If you want to call a turkey, just talk to Randy Sullivan. He can give you a lot of choices that he creates in his Plympton workshop: slate calls, wing-bone calls, box calls, scratch box calls, trough calls, long paddle box calls that make a higher pitch, each designed to catch the ear of an ambitious Tom looking for a hen. Or you can work a crow caller. Why would you want to make sounds like a crow? To wake up the turkeys early in the morning so you can take your shot. Or owl calls, so turkeys think there are owls nearby and flush, or leave their cover.
The workmanship is beautiful, but Randy doesn’t take all the credit for that – the choice of the wood gives a lot to the appearance. A favorite is flame elm, a pale beauty with a streak or two of rose pink running through it.
Each handcrafted turkey call makes a distinctive sound. Randy demonstrated how a piece of wood used in the long paddle box caller is shaped to a specific curve to help give the call its voice. He told of his friendship with Dick Kirby, founder of Quaker Boy Game Calls, a legendary turkey call maker who gave Randy the formula for that curve, and Randy uses it to this day. The friend has since passed but the art of the turkey call continues through the friends like Randy he mentored.
While once you could just look up a Sullivan turkey call on eBay; these days he is more selective. He now has a following, people he makes calls for every year. “I just started making calls for the kids,” Sullivan continued. “Probably 70% of the calls I make go to the kids or for fundraisers all over the country, and that’s all right.” He said he donates a fair number of calls to the Carver Sportsmen’s Club for their youth hunts and gets a lot of satisfaction when a young hunter sends him a picture of their first turkey.
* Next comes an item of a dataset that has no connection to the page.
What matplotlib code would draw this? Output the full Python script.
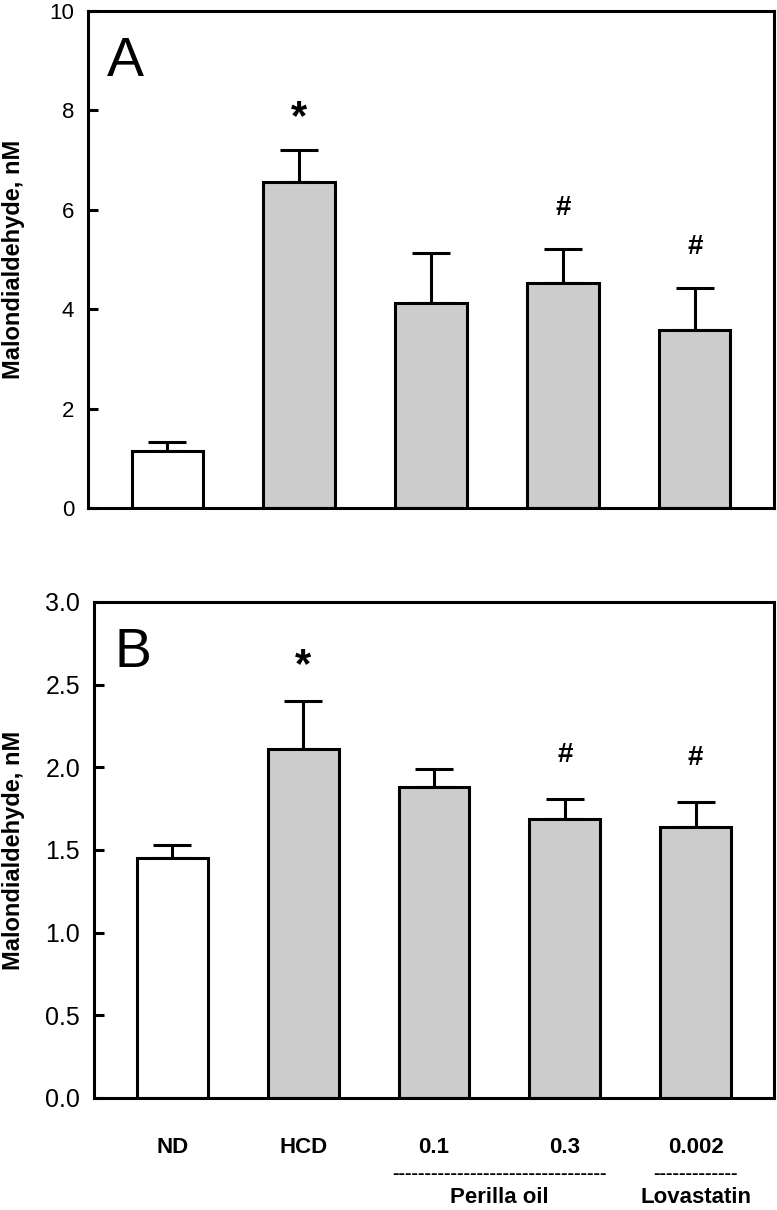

Once plentiful in colonial Massachusetts, the last known wild turkey was killed in 1851, according to the Mass.gov website. Native turkeys had been driven out of their habitat and hunted to extinction. The Mass Wildlife naturalists undertook re-introducing the wild turkey to the Massachusetts landscape in the western part of the state in the 1970s. Biologists relocated 37 wild turkeys from flocks in New York state. Those birds thrived and by 1978 the count was estimated at about 1,000. The turkey relocation and re-introduction was a success. Turkeys were introduced to areas east of the Connecticut River and throughout the northeastern, and southeastern areas of the state until the mid 1990s when the count for these birds was more than 25,000. In 1991 the wild turkey was named the official Massachusetts Game Bird.